Back to photosynthesis, organisms that use photosynthesis have lots of surface area compared to volume. This maximizes the area they use to create energy from sunlight while reducing the amount of energy they need. This is why I don’t think a giant sundew is possible. Still, I couldn’t resist including one. Giant man-eating plants are a science fiction staple, and since Dione loves carnivorous plants so much, I really wanted one to try to eat her. Here’s a video of a sundew in action.
As we leave plants and move on to animals, I want to briefly mention a distinction in terminology that one of my beta readers brought to my attention: poisonous vs. venomous. These words actually have distinct meanings that we often overlook in informal conversation. Poisonous refers to something that is toxic if ingested. Venomous refers to something that is toxic when it bites or stings you. For example, a cobra is a venomous snake, and hemlock is a poisonous plant. I was unaware of this distinction until a beta reader pointed it out to me, so I thought I’d share my newly acquired knowledge with you all.
Now, the hyenas. I looked into pack hunters. I liked the idea of the laughing bark of a hyena – I thought it would be especially eerie and frightening in a jungle setting, where the characters couldn’t see what it was. While some hyenas are scavengers, the spotted hyena, is a pack hunter.
Though I looked mostly at hyenas, I did get some inspiration from wolf behavior. Wolves follow their prey patiently and wait until it shows a sign of weakness before they attack, just like the hyenas in the story wait for Brian and Dione to show weakness.
This video clip of hyenas taking down a baby buffalo (be warned, the buffalo loses) was the inspiration for the hyena attack on Dione. In the clip, the hyenas use repeated quick charges and bites to bring down the buffalo, rather than a single powerful attack.
I suppose I should say something about the dragons. If you’ve ever watched the movie Reign of Fire (which I definitely recommend), you’ll know they had a scientific explanation for the classic fire-breathing trick. In the movie, dragons produce fire by spitting two separate chemicals at the same time which combine mid-air and ignite.
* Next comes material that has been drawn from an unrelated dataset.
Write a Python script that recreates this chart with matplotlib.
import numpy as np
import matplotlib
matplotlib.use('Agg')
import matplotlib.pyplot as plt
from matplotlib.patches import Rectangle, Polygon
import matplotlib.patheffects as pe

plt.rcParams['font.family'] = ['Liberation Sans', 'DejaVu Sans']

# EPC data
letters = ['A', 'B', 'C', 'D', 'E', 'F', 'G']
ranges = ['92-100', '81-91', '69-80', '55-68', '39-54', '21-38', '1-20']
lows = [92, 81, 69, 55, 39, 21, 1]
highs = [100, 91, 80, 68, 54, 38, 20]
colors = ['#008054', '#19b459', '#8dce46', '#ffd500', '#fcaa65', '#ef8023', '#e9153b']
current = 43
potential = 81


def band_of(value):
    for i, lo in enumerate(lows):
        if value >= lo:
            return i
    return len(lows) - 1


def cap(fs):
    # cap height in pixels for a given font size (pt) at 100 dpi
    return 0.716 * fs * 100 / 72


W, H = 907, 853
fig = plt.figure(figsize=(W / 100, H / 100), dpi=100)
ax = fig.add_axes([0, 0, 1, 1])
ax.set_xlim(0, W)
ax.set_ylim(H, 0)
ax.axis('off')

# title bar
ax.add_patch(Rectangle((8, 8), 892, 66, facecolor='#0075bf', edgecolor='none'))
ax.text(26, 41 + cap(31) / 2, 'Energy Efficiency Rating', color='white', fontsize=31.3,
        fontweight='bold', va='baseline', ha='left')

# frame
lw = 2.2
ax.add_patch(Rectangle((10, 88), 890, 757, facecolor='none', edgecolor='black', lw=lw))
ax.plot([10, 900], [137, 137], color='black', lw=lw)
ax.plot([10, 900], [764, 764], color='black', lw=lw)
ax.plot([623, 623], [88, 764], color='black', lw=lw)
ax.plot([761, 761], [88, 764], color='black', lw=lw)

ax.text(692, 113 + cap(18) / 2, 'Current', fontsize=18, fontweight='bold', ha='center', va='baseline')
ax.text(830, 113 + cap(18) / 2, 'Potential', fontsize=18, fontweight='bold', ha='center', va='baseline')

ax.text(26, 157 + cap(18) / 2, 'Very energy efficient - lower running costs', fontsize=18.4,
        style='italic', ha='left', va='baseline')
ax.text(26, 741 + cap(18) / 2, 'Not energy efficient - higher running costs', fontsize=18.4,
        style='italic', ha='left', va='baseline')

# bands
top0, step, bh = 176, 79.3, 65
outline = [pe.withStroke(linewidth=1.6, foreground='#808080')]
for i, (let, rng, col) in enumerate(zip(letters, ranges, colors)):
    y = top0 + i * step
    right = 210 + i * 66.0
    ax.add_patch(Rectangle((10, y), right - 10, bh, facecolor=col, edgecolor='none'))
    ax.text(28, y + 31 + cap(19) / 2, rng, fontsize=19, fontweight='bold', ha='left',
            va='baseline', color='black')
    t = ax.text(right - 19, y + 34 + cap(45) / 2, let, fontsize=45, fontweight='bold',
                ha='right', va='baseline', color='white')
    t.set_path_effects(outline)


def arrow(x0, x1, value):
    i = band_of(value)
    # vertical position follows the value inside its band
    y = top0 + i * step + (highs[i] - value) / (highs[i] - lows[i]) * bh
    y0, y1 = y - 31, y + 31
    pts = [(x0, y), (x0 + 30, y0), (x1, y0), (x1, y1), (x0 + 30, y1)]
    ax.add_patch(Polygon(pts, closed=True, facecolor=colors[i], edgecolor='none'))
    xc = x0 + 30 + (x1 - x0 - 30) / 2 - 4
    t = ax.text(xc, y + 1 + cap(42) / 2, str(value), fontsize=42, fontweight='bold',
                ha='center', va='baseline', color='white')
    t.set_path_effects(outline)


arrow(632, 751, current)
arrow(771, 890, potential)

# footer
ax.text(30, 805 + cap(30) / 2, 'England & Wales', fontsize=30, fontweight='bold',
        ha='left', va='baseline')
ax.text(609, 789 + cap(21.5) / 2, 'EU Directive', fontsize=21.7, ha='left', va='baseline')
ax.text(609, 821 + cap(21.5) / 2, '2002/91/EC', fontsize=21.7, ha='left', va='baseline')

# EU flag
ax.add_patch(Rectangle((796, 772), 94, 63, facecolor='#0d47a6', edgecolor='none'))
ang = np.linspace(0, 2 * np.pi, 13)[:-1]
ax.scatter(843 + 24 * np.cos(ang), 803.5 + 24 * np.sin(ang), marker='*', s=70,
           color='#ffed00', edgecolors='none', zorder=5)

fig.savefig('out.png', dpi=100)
They are true, fire-breathing dragons. They are also large and have wings. I loved that this movie had explained dragons’ fire breathing abilities with a scientific explanation rather than a magical one.
I wanted the dragons to feel real, so I also looked for a scientific explanation. I kept them small and grounded, so you might argue that they’re not really dragons, they’re drakes. There seems to be some ambiguity to that term, but a drake is usually a dragon with four legs and no wings. I suppose I could have given them token vestigial wings, but the fire-breathing aspect is really what I was going for.
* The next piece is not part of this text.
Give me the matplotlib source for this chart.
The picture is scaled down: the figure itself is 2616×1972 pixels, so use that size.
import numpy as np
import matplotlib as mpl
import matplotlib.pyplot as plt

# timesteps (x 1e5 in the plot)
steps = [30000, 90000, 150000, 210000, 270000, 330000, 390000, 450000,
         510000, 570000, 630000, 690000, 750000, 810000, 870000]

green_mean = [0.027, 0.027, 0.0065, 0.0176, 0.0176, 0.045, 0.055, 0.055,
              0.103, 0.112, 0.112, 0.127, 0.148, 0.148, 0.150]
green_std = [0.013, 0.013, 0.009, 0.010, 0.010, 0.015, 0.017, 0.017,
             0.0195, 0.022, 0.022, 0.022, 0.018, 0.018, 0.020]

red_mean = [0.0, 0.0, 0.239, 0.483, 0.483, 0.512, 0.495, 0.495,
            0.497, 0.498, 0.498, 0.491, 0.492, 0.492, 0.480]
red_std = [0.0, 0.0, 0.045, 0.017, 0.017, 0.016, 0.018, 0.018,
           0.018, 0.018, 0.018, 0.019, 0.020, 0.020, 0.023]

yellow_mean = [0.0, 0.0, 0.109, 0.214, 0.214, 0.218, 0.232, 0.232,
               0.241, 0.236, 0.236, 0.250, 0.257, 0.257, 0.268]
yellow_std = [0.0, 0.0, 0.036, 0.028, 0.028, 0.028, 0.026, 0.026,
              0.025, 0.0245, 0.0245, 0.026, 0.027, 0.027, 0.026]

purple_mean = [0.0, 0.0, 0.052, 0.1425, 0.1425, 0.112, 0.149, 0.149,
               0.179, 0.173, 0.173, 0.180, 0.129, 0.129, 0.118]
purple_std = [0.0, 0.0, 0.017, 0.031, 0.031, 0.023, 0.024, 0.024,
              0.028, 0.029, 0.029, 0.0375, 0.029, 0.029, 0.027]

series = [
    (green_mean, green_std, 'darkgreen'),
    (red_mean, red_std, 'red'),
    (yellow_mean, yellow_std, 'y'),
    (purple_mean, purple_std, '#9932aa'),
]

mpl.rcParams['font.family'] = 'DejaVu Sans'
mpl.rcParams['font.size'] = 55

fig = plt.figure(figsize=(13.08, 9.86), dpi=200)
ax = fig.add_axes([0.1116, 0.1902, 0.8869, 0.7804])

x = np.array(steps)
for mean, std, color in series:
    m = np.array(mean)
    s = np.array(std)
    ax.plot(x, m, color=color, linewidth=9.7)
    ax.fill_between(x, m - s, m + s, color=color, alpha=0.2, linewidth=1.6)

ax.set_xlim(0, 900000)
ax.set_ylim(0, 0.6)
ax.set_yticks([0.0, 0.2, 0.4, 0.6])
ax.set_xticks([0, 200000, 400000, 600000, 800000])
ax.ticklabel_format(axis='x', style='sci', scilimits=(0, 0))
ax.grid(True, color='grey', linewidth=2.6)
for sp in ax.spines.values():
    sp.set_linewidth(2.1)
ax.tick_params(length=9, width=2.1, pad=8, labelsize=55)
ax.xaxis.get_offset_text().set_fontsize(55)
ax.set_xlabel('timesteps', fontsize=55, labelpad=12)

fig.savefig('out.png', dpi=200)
I did some research to see if there were any creatures that could produce fire, but didn’t find anything. The closest I found were some Australian birds of prey that pick up already-burning sticks and drop them in other areas to start new fires and flush out prey.
The other example is the bombardier beetle, which ejects an extremely hot chemical from the tip of their abdomen (or, as the internet likes to say, their “butt”). This beetle might have been the inspiration for the dragons in Reign of Fire, because the spray is a result of the reaction when two chemicals, hydroquinone and hydrogen peroxide, mix together. The liquid, which can reach boiling temperatures, stuns, and sometimes kills, the attacker. Here’s a video of one getting a praying mantis in the face.
Thanks for taking the time to read The Island Experiment, as well as this blog post. I hope real world creatures fascinate you as much as they fascinate me!